## begin
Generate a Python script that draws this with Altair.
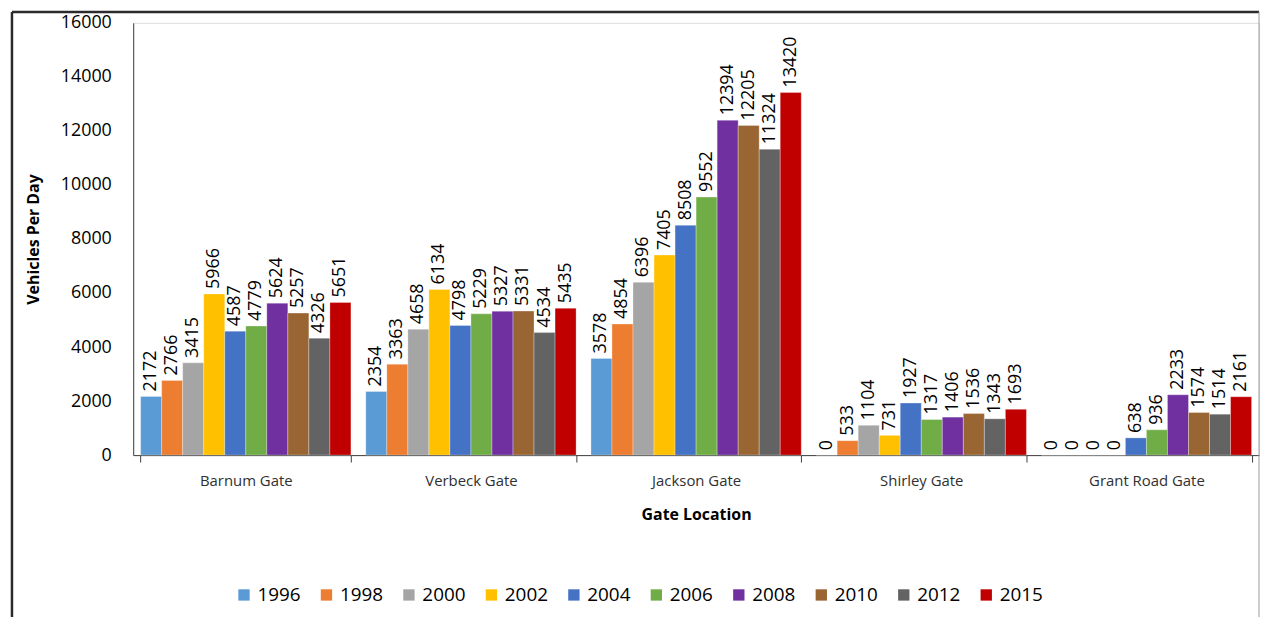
import altair as alt
import pandas as pd

gates = ["Barnum Gate", "Verbeck Gate", "Jackson Gate", "Shirley Gate", "Grant Road Gate"]
years = ["1996", "1998", "2000", "2002", "2004", "2006", "2008", "2010", "2012", "2015"]
colors = ["#5B9BD5", "#ED7D31", "#A5A5A5", "#FFC000", "#4472C4",
          "#70AD47", "#7030A0", "#996633", "#636363", "#C00000"]

barnum = [2172, 2766, 3415, 5966, 4587, 4779, 5624, 5257, 4326, 5651]
verbeck = [2354, 3363, 4658, 6134, 4798, 5229, 5327, 5331, 4534, 5435]
jackson = [3578, 4854, 6396, 7405, 8508, 9552, 12394, 12205, 11324, 13420]
shirley = [0, 533, 1104, 731, 1927, 1317, 1406, 1536, 1343, 1693]
grant = [0, 0, 0, 0, 638, 936, 2233, 1574, 1514, 2161]

rows = []
for g, vals in zip(gates, [barnum, verbeck, jackson, shirley, grant]):
    for y, v in zip(years, vals):
        rows.append({"Gate": g, "Year": y, "Vehicles": v})
df = pd.DataFrame(rows)

FONT = "Open Sans"
W, H = 1133, 435

x_enc = alt.X("Gate:N", sort=gates, title="Gate Location",
              scale=alt.Scale(paddingInner=0.066, paddingOuter=0.033),
              axis=alt.Axis(labelAngle=0, labelFontSize=15, labelColor="#303030",
                            labelFont=FONT, titleFont=FONT, titleFontSize=16,
                            titleFontWeight="bold", titleColor="#000000",
                            tickBand="extent", tickSize=7, tickColor="#404040",
                            domainColor="#404040", labelPadding=12, titlePadding=18))
xo_enc = alt.XOffset("Year:N", sort=years, scale=alt.Scale(paddingInner=0, paddingOuter=0))
y_enc = alt.Y("Vehicles:Q", title="Vehicles Per Day",
              scale=alt.Scale(domain=[0, 16000], nice=False),
              axis=alt.Axis(values=list(range(0, 16001, 2000)), format="d", grid=False,
                            labelFontSize=18, labelFont=FONT, labelColor="#000000",
                            titleFont=FONT, titleFontSize=16, titleFontWeight="bold",
                            titleColor="#000000", ticks=False, labelPadding=22,
                            domainColor="#404040", titlePadding=19))

bars = alt.Chart(df).mark_bar(stroke="#ffffff", strokeWidth=0.5, strokeOpacity=0.6).encode(
    x=x_enc,
    xOffset=xo_enc,
    y=y_enc,
    color=alt.Color("Year:N", sort=years, title=None,
                    scale=alt.Scale(domain=years, range=colors),
                    legend=alt.Legend(orient="none", legendX=102, legendY=566,
                                      direction="horizontal",
                                      symbolType="square", symbolSize=130,
                                      symbolStrokeWidth=0, labelFontSize=19,
                                      labelFont=FONT, labelColor="#000000",
                                      columnPadding=16, labelOffset=4)),
)

labels = alt.Chart(df).mark_text(angle=270, align="left", baseline="middle", dx=5,
                                 fontSize=18, font=FONT, color="#000000").encode(
    x=alt.X("Gate:N", sort=gates),
    xOffset=alt.XOffset("Year:N", sort=years),
    y=alt.Y("Vehicles:Q"),
    text=alt.Text("Vehicles:Q", format="d"),
)

# outer frame of the original figure (decoration)
frame_left = alt.Chart().mark_rule(color="#2b2b2b", strokeWidth=2.5).encode(
    x=alt.value(-122), y=alt.value(-11), y2=alt.value(598))
frame_top = alt.Chart().mark_rule(color="#2b2b2b", strokeWidth=2.5).encode(
    x=alt.value(-122), x2=alt.value(W), y=alt.value(-11))
frame_right = alt.Chart().mark_rule(color="#9a9a9a", strokeWidth=1).encode(
    x=alt.value(W), y=alt.value(-11), y2=alt.value(598))

chart = alt.layer(bars, labels, frame_left, frame_top, frame_right).properties(
    width=W, height=H,
    padding={"left": 2, "top": 0, "right": 0, "bottom": 0},
).configure_view(stroke=None).configure(background="#ffffff")

chart.save("out.html", embed_options={"renderer": "svg", "actions": False})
## end
# Required work:
Repeat the material verbatim. Do not carry over any picture.

# Result of this task:
Generate a Python script that draws this with Altair.
import altair as alt
import pandas as pd

gates = ["Barnum Gate", "Verbeck Gate", "Jackson Gate", "Shirley Gate", "Grant Road Gate"]
years = ["1996", "1998", "2000", "2002", "2004", "2006", "2008", "2010", "2012", "2015"]
colors = ["#5B9BD5", "#ED7D31", "#A5A5A5", "#FFC000", "#4472C4",
          "#70AD47", "#7030A0", "#996633", "#636363", "#C00000"]

barnum = [2172, 2766, 3415, 5966, 4587, 4779, 5624, 5257, 4326, 5651]
verbeck = [2354, 3363, 4658, 6134, 4798, 5229, 5327, 5331, 4534, 5435]
jackson = [3578, 4854, 6396, 7405, 8508, 9552, 12394, 12205, 11324, 13420]
shirley = [0, 533, 1104, 731, 1927, 1317, 1406, 1536, 1343, 1693]
grant = [0, 0, 0, 0, 638, 936, 2233, 1574, 1514, 2161]

rows = []
for g, vals in zip(gates, [barnum, verbeck, jackson, shirley, grant]):
    for y, v in zip(years, vals):
        rows.append({"Gate": g, "Year": y, "Vehicles": v})
df = pd.DataFrame(rows)

FONT = "Open Sans"
W, H = 1133, 435

x_enc = alt.X("Gate:N", sort=gates, title="Gate Location",
              scale=alt.Scale(paddingInner=0.066, paddingOuter=0.033),
              axis=alt.Axis(labelAngle=0, labelFontSize=15, labelColor="#303030",
                            labelFont=FONT, titleFont=FONT, titleFontSize=16,
                            titleFontWeight="bold", titleColor="#000000",
                            tickBand="extent", tickSize=7, tickColor="#404040",
                            domainColor="#404040", labelPadding=12, titlePadding=18))
xo_enc = alt.XOffset("Year:N", sort=years, scale=alt.Scale(paddingInner=0, paddingOuter=0))
y_enc = alt.Y("Vehicles:Q", title="Vehicles Per Day",
              scale=alt.Scale(domain=[0, 16000], nice=False),
              axis=alt.Axis(values=list(range(0, 16001, 2000)), format="d", grid=False,
                            labelFontSize=18, labelFont=FONT, labelColor="#000000",
                            titleFont=FONT, titleFontSize=16, titleFontWeight="bold",
                            titleColor="#000000", ticks=False, labelPadding=22,
                            domainColor="#404040", titlePadding=19))

bars = alt.Chart(df).mark_bar(stroke="#ffffff", strokeWidth=0.5, strokeOpacity=0.6).encode(
    x=x_enc,
    xOffset=xo_enc,
    y=y_enc,
    color=alt.Color("Year:N", sort=years, title=None,
                    scale=alt.Scale(domain=years, range=colors),
                    legend=alt.Legend(orient="none", legendX=102, legendY=566,
                                      direction="horizontal",
                                      symbolType="square", symbolSize=130,
                                      symbolStrokeWidth=0, labelFontSize=19,
                                      labelFont=FONT, labelColor="#000000",
                                      columnPadding=16, labelOffset=4)),
)

labels = alt.Chart(df).mark_text(angle=270, align="left", baseline="middle", dx=5,
                                 fontSize=18, font=FONT, color="#000000").encode(
    x=alt.X("Gate:N", sort=gates),
    xOffset=alt.XOffset("Year:N", sort=years),
    y=alt.Y("Vehicles:Q"),
    text=alt.Text("Vehicles:Q", format="d"),
)

# outer frame of the original figure (decoration)
frame_left = alt.Chart().mark_rule(color="#2b2b2b", strokeWidth=2.5).encode(
    x=alt.value(-122), y=alt.value(-11), y2=alt.value(598))
frame_top = alt.Chart().mark_rule(color="#2b2b2b", strokeWidth=2.5).encode(
    x=alt.value(-122), x2=alt.value(W), y=alt.value(-11))
frame_right = alt.Chart().mark_rule(color="#9a9a9a", strokeWidth=1).encode(
    x=alt.value(W), y=alt.value(-11), y2=alt.value(598))

chart = alt.layer(bars, labels, frame_left, frame_top, frame_right).properties(
    width=W, height=H,
    padding={"left": 2, "top": 0, "right": 0, "bottom": 0},
).configure_view(stroke=None).configure(background="#ffffff")

chart.save("out.html", embed_options={"renderer": "svg", "actions": False})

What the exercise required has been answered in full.